The spatial resolution is also unclearly documented on Google Earth Engine and it wasn't until we visualized the data that we noticed that it is 5000m instead of 500m as in the MCD12Q1 underlying dataset. This causes each pixel to dramatically overestimate the extent of the dominant land class. For example, see that much of inland Canada appears to be underwater. However, it should be noted that even though each pixel is classified as one landcover class, it still retains the relative percentages of each of the other landcover classes in the dataframe.
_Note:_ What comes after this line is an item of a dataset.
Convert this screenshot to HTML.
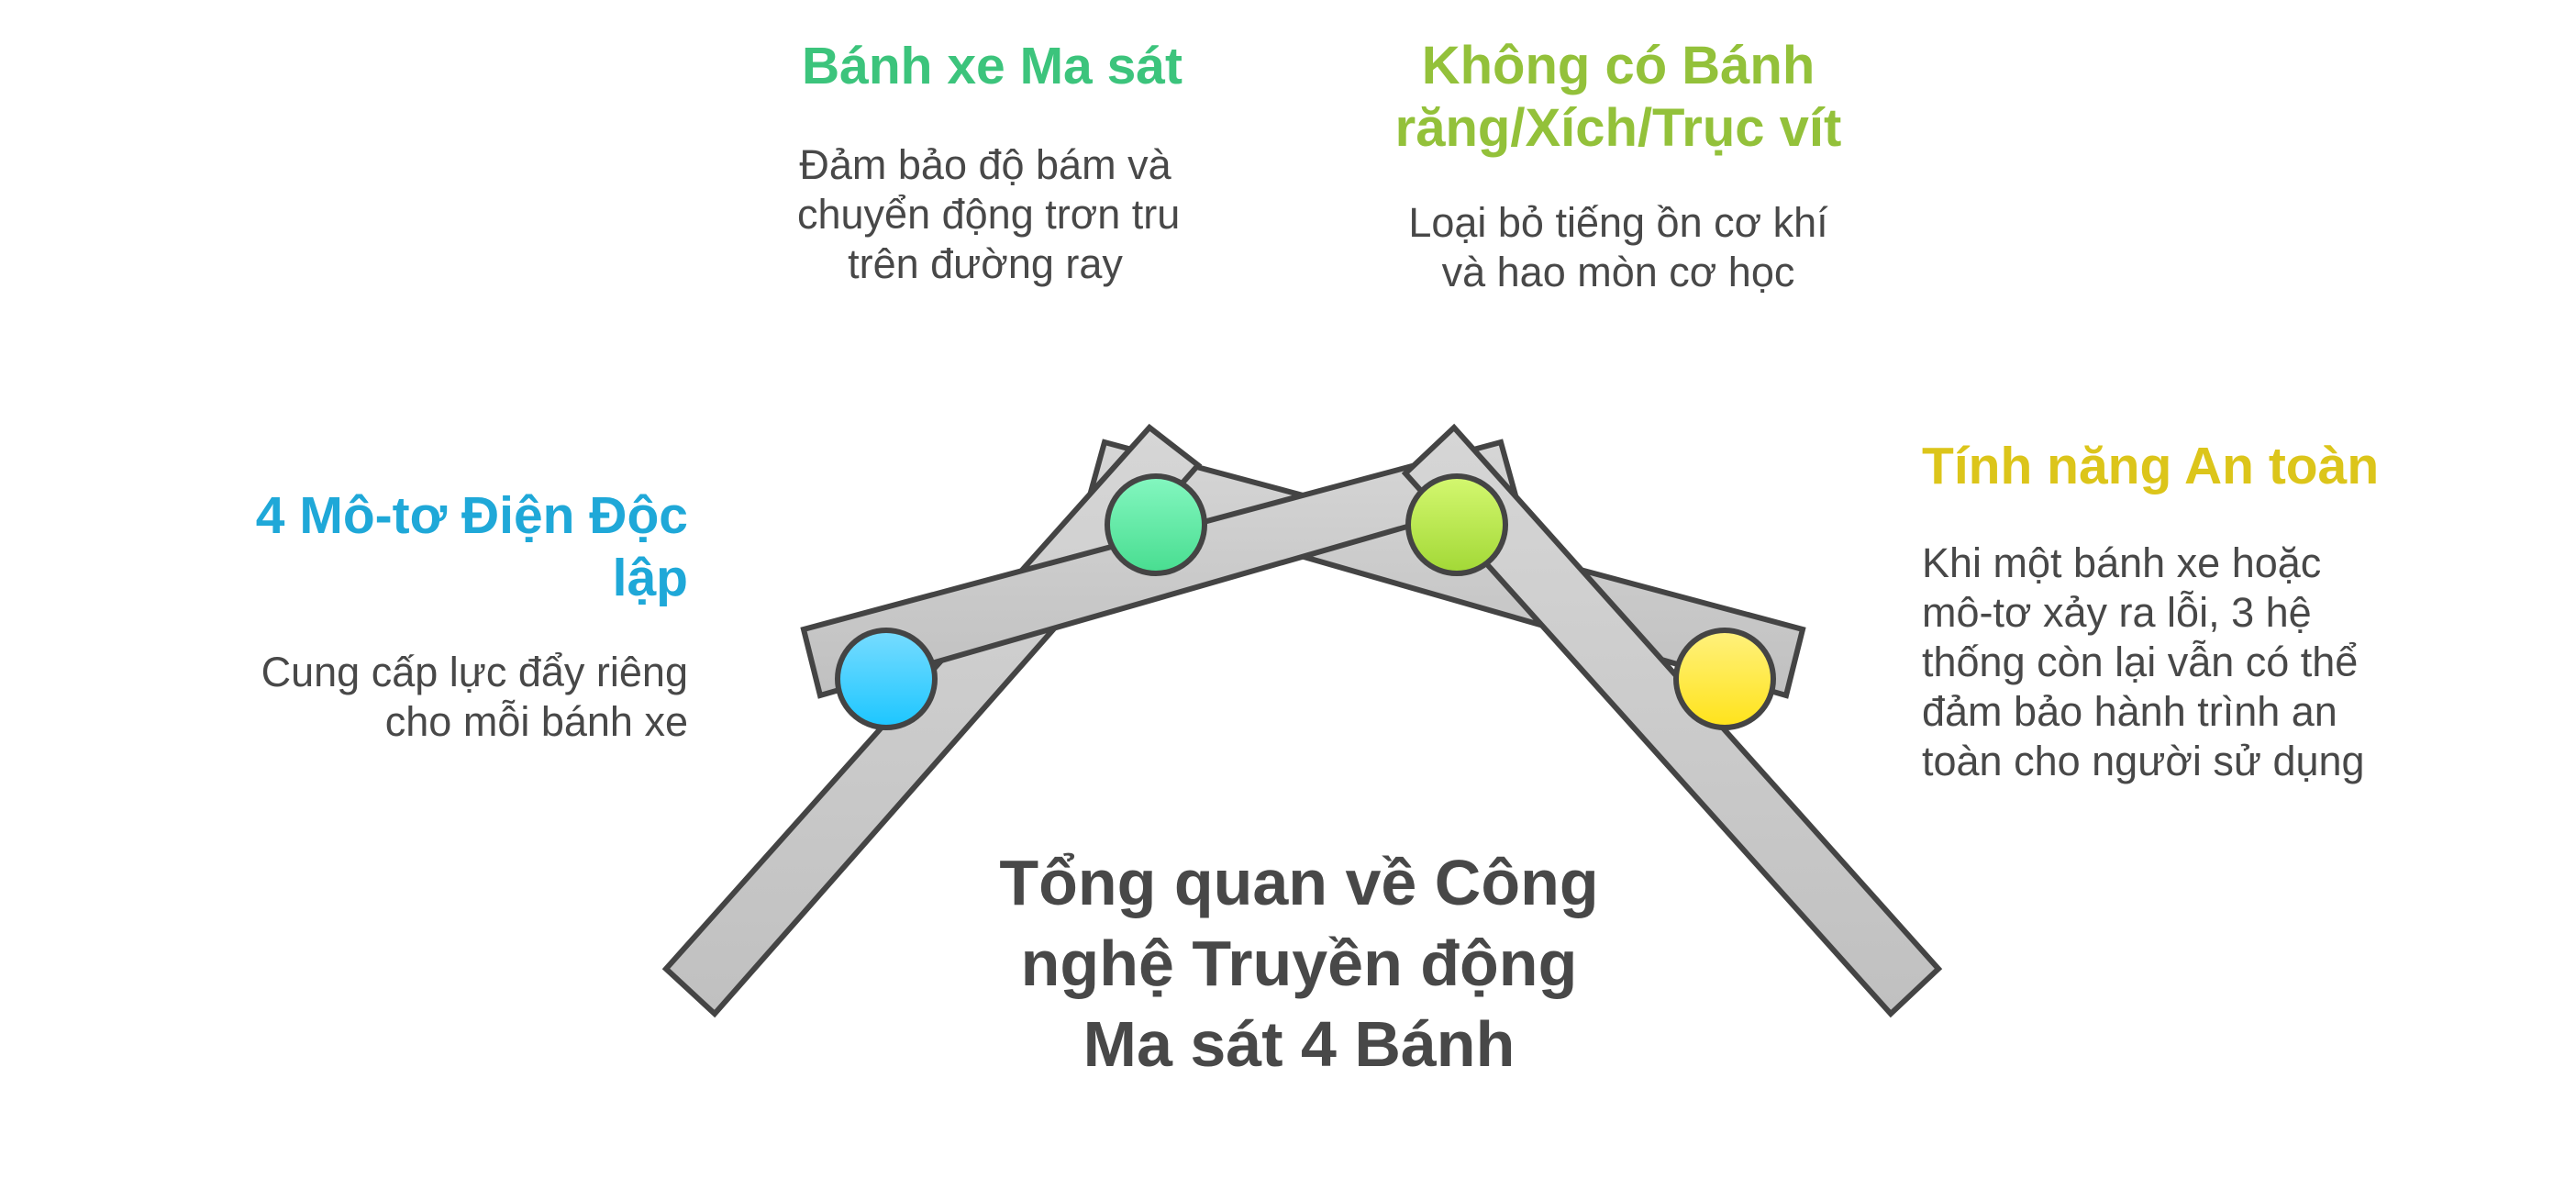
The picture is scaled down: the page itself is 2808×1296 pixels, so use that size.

This enables the researcher to perform analyses on the non-dominant landcover classes for each pixel, and greatly expands the potential analyses with which this dataset can be used for.
The temporal resolution is also extremely coarse - yearly - making this dataset potentially unsuitable for analyses needing finer temporal and spatial scales.